Christopher Hitchens’ article “Uncorking the Genie: The Cyprus Question and Turkey’s Military Rule” (MERIP Reports 122) must be commended for approaching the complex issue of Cyprus from the vantage point of regional politics, rather than the more usual and not very enlightening arguments involving US imperialism or ethnic-religious differences. However, although his analysis is interesting and his paradigm plausible, the fact is that they quite simply do not apply. By looking at Turkish politics entirely through the prism of Cyprus, he has set up a model that appears to be supported more by aesthetics than hard facts.
First, Hitchens maintains that the invasion of Cyprus was a catalyst for the coup of 1980, insofar as it relegitimized the army that had been discredited after the 1971 coup. Yet, as explained in Ahmet Kemal’s article in the same issue, “Military Rule and the Future of Democracy in Turkey,” the place the army holds in Turkish society has never been seriously challenged. While the 1971-1973 period did end on a sour note for the military, and while such officers as Faruk Gurler and Faik Turun were indeed humiliated when they tried to get themselves elected to various offices, the army as an institution was at no time truly discredited. Even a cursory survey of the Turkish press during the 1970s will show that what led to the widespread acceptance of the 1980 coup was not the invasion but the period of political and economic chaos that reigned from the mid-1970s onward; Cyprus was hardly ever mentioned.
Second, in support of his claim that Cyprus “uncorked the genie” of military intervention, Hitchens points out that the Turkish liaison officer in Cyprus used to be Turgut Sunalp, now the leader of the junta-anointed Nationalist’ Democracy Party, and that the commander of the Turkish forces in 1974, Nurettin (not Necmettin) Ersin, later became a member of the 1980 junta. Yet, insofar as the chain of command has always been maintained during Turkish military takeovers, it is hardly surprising that those individual officers who “distinguished” themselves in Cyprus should have risen in ranks and are now heading the repressive regime in Ankara. That says nothing about causality, and indeed Hitchens’ anecdote about the decision to invade being made “upstairs” rather than in parliament suggests that the generals were sufficiently powerful before the invasion.
Third, Hitchens makes much of “ironies” in these developments: Bülent Ecevit was imprisoned by “the very generals he had uncaged,” and Deniz Baykal is “today under arrest at the orders of these same generals.” But it is preposterous to claim that these men “uncaged” the generals; the military were never caged, not before 1974, and not at any other time. To say that “Turkey is now suffering the consequences of allowing Cyprus to help incubate an ambitious and chauvinistic military caste,” or that “it was Cyprus which restored the military to a point where it could pose, once again, as a champion of Turkey and the nation” is to totally ignore Turkish history.

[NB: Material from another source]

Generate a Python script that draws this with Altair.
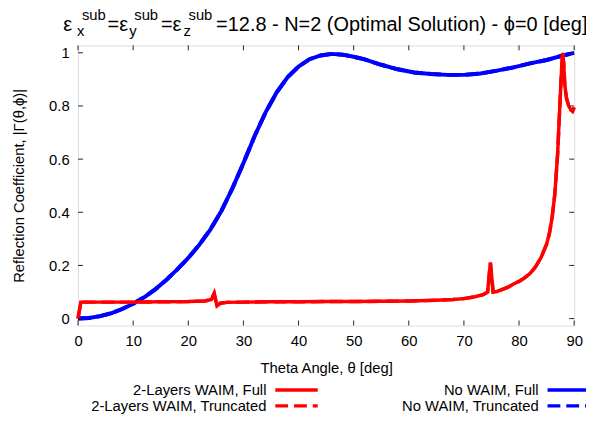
import altair as alt
import pandas as pd

# ---------------- data ----------------
theta_nowaim = [0, 2, 4, 6, 8, 10, 12, 14, 16, 18, 20, 22, 24, 26, 28, 30, 32, 34, 36, 38,
                40, 42, 44, 46, 48, 50, 52, 55, 58, 61, 64, 67, 70, 73, 76, 79, 82, 85, 88, 90]
refl_nowaim = [0.0, 0.002, 0.009, 0.02, 0.036, 0.056, 0.08, 0.11, 0.145, 0.185, 0.228, 0.278,
               0.335, 0.405, 0.49, 0.585, 0.685, 0.775, 0.85, 0.908, 0.948, 0.976, 0.99, 0.996,
               0.993, 0.985, 0.975, 0.955, 0.938, 0.926, 0.92, 0.917, 0.917, 0.922, 0.933,
               0.945, 0.96, 0.973, 0.99, 1.0]

theta_waim = [0, 0.5, 5, 10, 15, 20, 23, 24.2, 24.7, 25.2, 25.8, 27, 30, 35, 40, 45, 50, 55,
              60, 65, 68, 70, 72, 73.5, 74.3, 74.8, 75.3, 76, 77, 78, 79, 80, 81, 82, 83, 84,
              85, 85.5, 86, 86.5, 87, 87.4, 87.7, 87.9, 88.1, 88.3, 88.6, 89, 89.4, 89.7, 90]
refl_waim = [0.0, 0.062, 0.062, 0.062, 0.063, 0.064, 0.066, 0.072, 0.095, 0.048, 0.058, 0.061,
             0.062, 0.063, 0.063, 0.064, 0.064, 0.065, 0.066, 0.069, 0.072, 0.075, 0.082, 0.09,
             0.10, 0.21, 0.10, 0.102, 0.11, 0.118, 0.13, 0.14, 0.153, 0.17, 0.195, 0.23, 0.28,
             0.32, 0.38, 0.47, 0.62, 0.80, 0.93, 1.0, 0.96, 0.88, 0.83, 0.80, 0.785, 0.78, 0.795]

series_names = ["2-Layers WAIM, Full", "2-Layers WAIM, Truncated",
                "No WAIM, Full", "No WAIM, Truncated"]
series_colors = ["#ff0000", "#ff0000", "#0000ff", "#0000ff"]

x_ticks = [0, 10, 20, 30, 40, 50, 60, 70, 80, 90]
y_ticks = [0, 0.2, 0.4, 0.6, 0.8, 1.0]

x_title = "Theta Angle, \u03b8 [deg]"
y_title = "Reflection Coefficient, |\u0393(\u03b8,\u03d5)|"

# title pieces: (text, role)  role: main / sub / sup
title_parts = [("\u03b5", "main"), ("x", "sub"), ("sub", "sup"),
               ("=\u03b5", "main"), ("y", "sub"), ("sub", "sup"),
               ("=\u03b5", "main"), ("z", "sub"), ("sub", "sup"),
               ("=12.8 - N=2 (Optimal Solution) - \u03d5=0 [deg]", "main")]

# ---------------- layout ----------------
FONT = "Liberation Sans"
W, H = 503, 284
X0, Y0 = 79, 43  # plot origin on the page
DASH = [13, 6]

xscale = alt.Scale(domain=[0, 90], nice=False, zero=False)
yscale = alt.Scale(domain=[-0.026, 1.028], nice=False, zero=False)

df_waim = pd.DataFrame({"theta": theta_waim, "value": refl_waim})
df_nowaim = pd.DataFrame({"theta": theta_nowaim, "value": refl_nowaim})

xaxis = alt.Axis(values=x_ticks, ticks=False, domain=False, grid=False, labelPadding=8,
                 labelFontSize=15, labelFont=FONT, labelColor="black", title=x_title,
                 titleFont=FONT, titleFontSize=15, titleFontWeight="normal",
                 titleColor="black", titlePadding=13, labelFlush=False)
yaxis = alt.Axis(values=y_ticks, ticks=False, domain=False, grid=False, labelPadding=9,
                 labelFontSize=15, labelFont=FONT, labelColor="black", title=y_title,
                 titleFont=FONT, titleFontSize=15, titleFontWeight="normal",
                 titleColor="black", titlePadding=22, labelFlush=False,
                 format="~g")

X = lambda f: alt.X(f, scale=xscale, axis=xaxis, title=x_title)
Y = lambda f: alt.Y(f, scale=yscale, axis=yaxis, title=y_title)


def line_layer(df, color, width, dash=None):
    kw = dict(color=color, strokeWidth=width, clip=False)
    if dash:
        kw["strokeDash"] = dash
    return alt.Chart(df).mark_line(**kw).encode(x=X("theta:Q"), y=Y("value:Q"))


layers = [
    line_layer(df_nowaim, series_colors[2], 4),
    line_layer(df_nowaim, series_colors[3], 4, dash=DASH),
    line_layer(df_waim, series_colors[0], 3.5),
    line_layer(df_waim, series_colors[1], 3.5, dash=DASH),
]

# inward ticks (gnuplot style, mirrored)
df_xt = pd.DataFrame({"theta": x_ticks})
df_yt = pd.DataFrame({"value": y_ticks})
TK = 5
tick_style = dict(color="#222222", strokeWidth=1)
layers.append(alt.Chart(df_xt).mark_rule(**tick_style).encode(
    x=X("theta:Q"), y=alt.value(H), y2=alt.value(H - TK)))
layers.append(alt.Chart(df_xt).mark_rule(**tick_style).encode(
    x=X("theta:Q"), y=alt.value(0), y2=alt.value(TK)))
layers.append(alt.Chart(df_yt).mark_rule(**tick_style).encode(
    y=Y("value:Q"), x=alt.value(0), x2=alt.value(TK)))
layers.append(alt.Chart(df_yt).mark_rule(**tick_style).encode(
    y=Y("value:Q"), x=alt.value(W), x2=alt.value(W - TK)))

one = pd.DataFrame({"a": [0]})

# title built from pieces (sub/superscripts)
title_x = [64, 78, 83, 109, 131, 136, 163, 186, 191, 219]
role_style = {"main": (20.2, 28), "sub": (15, 34), "sup": (15, 17)}
for (txt, role), px in zip(title_parts, title_x):
    fs, base = role_style[role]
    layers.append(alt.Chart(one).mark_text(
        text=txt, font=FONT, fontSize=fs, align="left", baseline="alphabetic",
        color="black").encode(x=alt.value(px - X0), y=alt.value(base - Y0)))

# legend (labels left of samples, as in gnuplot)
leg_text_x = [270, 270, 546, 546]
leg_line_x = [(279, 322), (279, 322), (555, 598), (555, 598)]
leg_y = [392.5, 408.5, 392.5, 408.5]
for i, name in enumerate(series_names):
    layers.append(alt.Chart(one).mark_text(
        text=name, font=FONT, fontSize=15, align="right", baseline="middle",
        color="black").encode(x=alt.value(leg_text_x[i] - X0), y=alt.value(leg_y[i] - Y0)))
    kw = dict(color=series_colors[i], strokeWidth=3.5)
    if "Truncated" in name:
        kw["strokeDash"] = DASH
    layers.append(alt.Chart(one).mark_rule(**kw).encode(
        x=alt.value(leg_line_x[i][0] - X0), x2=alt.value(leg_line_x[i][1] - X0),
        y=alt.value(leg_y[i] - Y0)))

chart = alt.layer(*layers).properties(
    width=W, height=H,
    autosize=alt.AutoSizeParams(type="none"),
    padding={"left": X0 - 8, "top": Y0 - 8, "right": 586 - (X0 - 8) - W,
             "bottom": 417 - (Y0 - 8) - H},
).configure_view(stroke="black", strokeWidth=1.2).configure(background="white")

chart.save("out.html", embed_options={"renderer": "svg", "actions": False})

Fourth, Hitchens states that “Ecevit became the victim of the forces he had set in motion…he was replaced within a few months by a coalition of the rightist parties,” implying that he was somehow swept away by the rightist forces awakened by his own decision to invade Cyprus. But rightist forces did not need Cyprus to be set in motion. They have been rampant since the foundation of the republic, and with the qualified exception of the 1960 coup, the military has always been allied to them. Ecevit resigned in the wake of the invasion, a move prompted by opportunism and miscalculation, not by a surge of right-wing power.
All this is not to imply that Cyprus has had no effect at all on the course of recent Turkish history. For instance, the invasion and the upkeep of a significant military presence on the island, as well as the government-sponsored efforts to rebuild the devastated economy of northern Cyprus, have drained Turkey of precious resources, no doubt contributing to the economic collapse of the late 1970s. The political fallout of the invasion, however, has been much more limited than suggested by Hitchens. He should consider reexamining the theses in this chapter prior to the publication of his book, in a manner less colored by his Cyprus-centered outlook.